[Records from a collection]

══════════════════════════════

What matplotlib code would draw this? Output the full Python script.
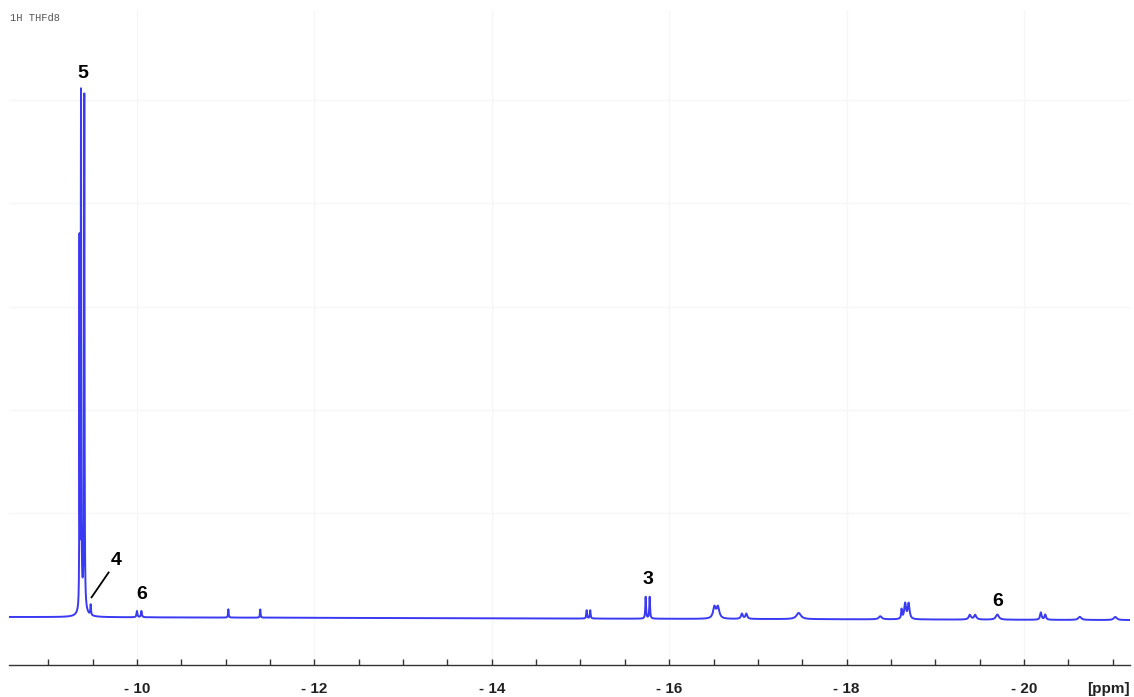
import numpy as np
import matplotlib
matplotlib.use("Agg")
import matplotlib.pyplot as plt
from matplotlib.ticker import MultipleLocator, FixedLocator

# ---- data (ppm, height in grid units, half-width ppm)
peak_ppm    = [-9.352, -9.369, -9.406, -9.39, -9.478, -10.00, -10.05, -11.03, -11.39,
               -15.07, -15.11, -15.735, -15.78, -16.51, -16.55, -16.82, -16.87,
               -17.46, -18.38, -18.62, -18.66, -18.70, -19.39, -19.45, -19.70,
               -20.19, -20.24, -20.63, -21.03]
peak_height = [3.5, 4.95, 4.93, 0.12, 0.10, 0.06, 0.06, 0.08, 0.08,
               0.08, 0.08, 0.21, 0.21, 0.11, 0.11, 0.05, 0.05,
               0.06, 0.03, 0.09, 0.15, 0.15, 0.045, 0.045, 0.05,
               0.07, 0.05, 0.03, 0.03]
peak_width  = [0.002, 0.003, 0.003, 0.03, 0.004, 0.006, 0.006, 0.004, 0.004,
               0.005, 0.005, 0.005, 0.005, 0.018, 0.018, 0.012, 0.012,
               0.03, 0.02, 0.006, 0.012, 0.012, 0.015, 0.015, 0.02,
               0.01, 0.01, 0.02, 0.02]
baseline_ppm = [-8.557, -21.195]
baseline_val = [0.0, -0.03]

label_text = ["5", "4", "6", "3", "6"]
label_ppm  = [-9.39, -9.76, -10.05, -15.76, -19.70]
label_y    = [5.25, 0.55, 0.22, 0.36, 0.15]

major_ticks = [-10, -12, -14, -16, -18, -20]
tick_labels = ["- 10", "- 12", "- 14", "- 16", "- 18", "- 20"]
xlim = (-8.557, -21.195)
ylim = (-0.464, 5.865)

# ---- build the spectrum from the peak list
x = np.arange(xlim[1], xlim[0], 0.0005)
y = np.interp(x, baseline_ppm[::-1], baseline_val[::-1])
for p, h, w in zip(peak_ppm, peak_height, peak_width):
    y = y + h * w**2 / ((x - p)**2 + w**2)

fig = plt.figure(figsize=(11.34, 6.97), dpi=100)
ax = fig.add_axes([9/1134, 32/697, 1121/1134, 655/697])

ax.plot(x, y, color="#3a3af2", lw=1.4, solid_joinstyle="round")

ax.set_xlim(*xlim)
ax.set_ylim(*ylim)

# grid
for g in major_ticks:
    ax.axvline(g, color="#f6f6f6", lw=1, zorder=0)
for g in [1, 2, 3, 4, 5]:
    ax.axhline(g, color="#f6f6f6", lw=1, zorder=0)

for s in ["left", "right", "top"]:
    ax.spines[s].set_visible(False)
ax.spines["bottom"].set_color("#333333")
ax.spines["bottom"].set_linewidth(1.0)
ax.set_yticks([])
ax.xaxis.set_major_locator(FixedLocator(major_ticks))
ax.set_xticklabels(tick_labels, fontfamily="Liberation Sans", fontweight="bold",
                   fontsize=11, color="#222222")
ax.xaxis.set_minor_locator(MultipleLocator(0.5))
ax.tick_params(axis="x", which="both", direction="in", length=4.5, width=1,
               color="#333333", pad=12)

ax.text(0.9995, -0.037, "[ppm]", transform=ax.transAxes, ha="right", va="center",
        fontfamily="Liberation Sans", fontweight="bold", fontsize=11, color="#222222")

fig.text(10/1134, 1 - 18/697, "1H THFd8", fontfamily="Liberation Mono",
         fontsize=7.5, color="#555555", ha="left", va="center")

for t, px, py in zip(label_text, label_ppm, label_y):
    ax.text(px, py, t, ha="center", va="center", fontfamily="Liberation Sans",
            fontweight="bold", fontsize=14, color="black")

# pointer line for label 4
ax.plot([-9.488, -9.68], [0.19, 0.43], color="black", lw=1.3)

fig.savefig("out.png", dpi=100)
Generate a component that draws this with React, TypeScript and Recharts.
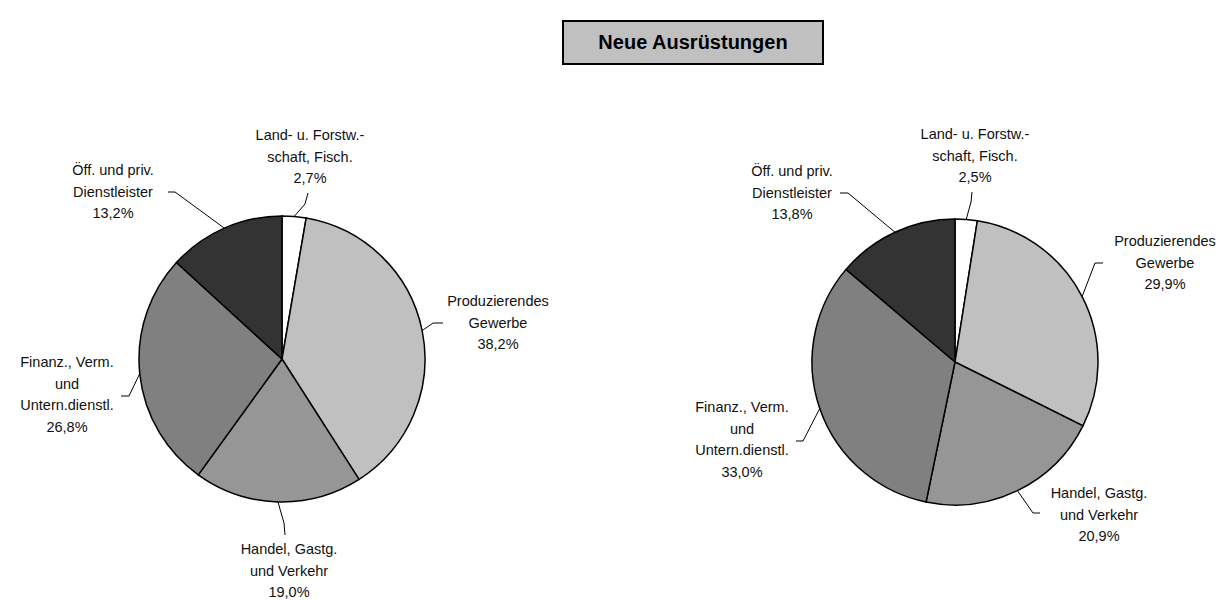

══════════════════════════════

■ PROBLEM TO SOLVE: Filter the records above and return every line that holds the word "matplotlib".

■ PROBLEM SOLUTION:
What matplotlib code would draw this? Output the full Python script.
import matplotlib
matplotlib.use("Agg")
import matplotlib.pyplot as plt
from matplotlib.ticker import MultipleLocator, FixedLocator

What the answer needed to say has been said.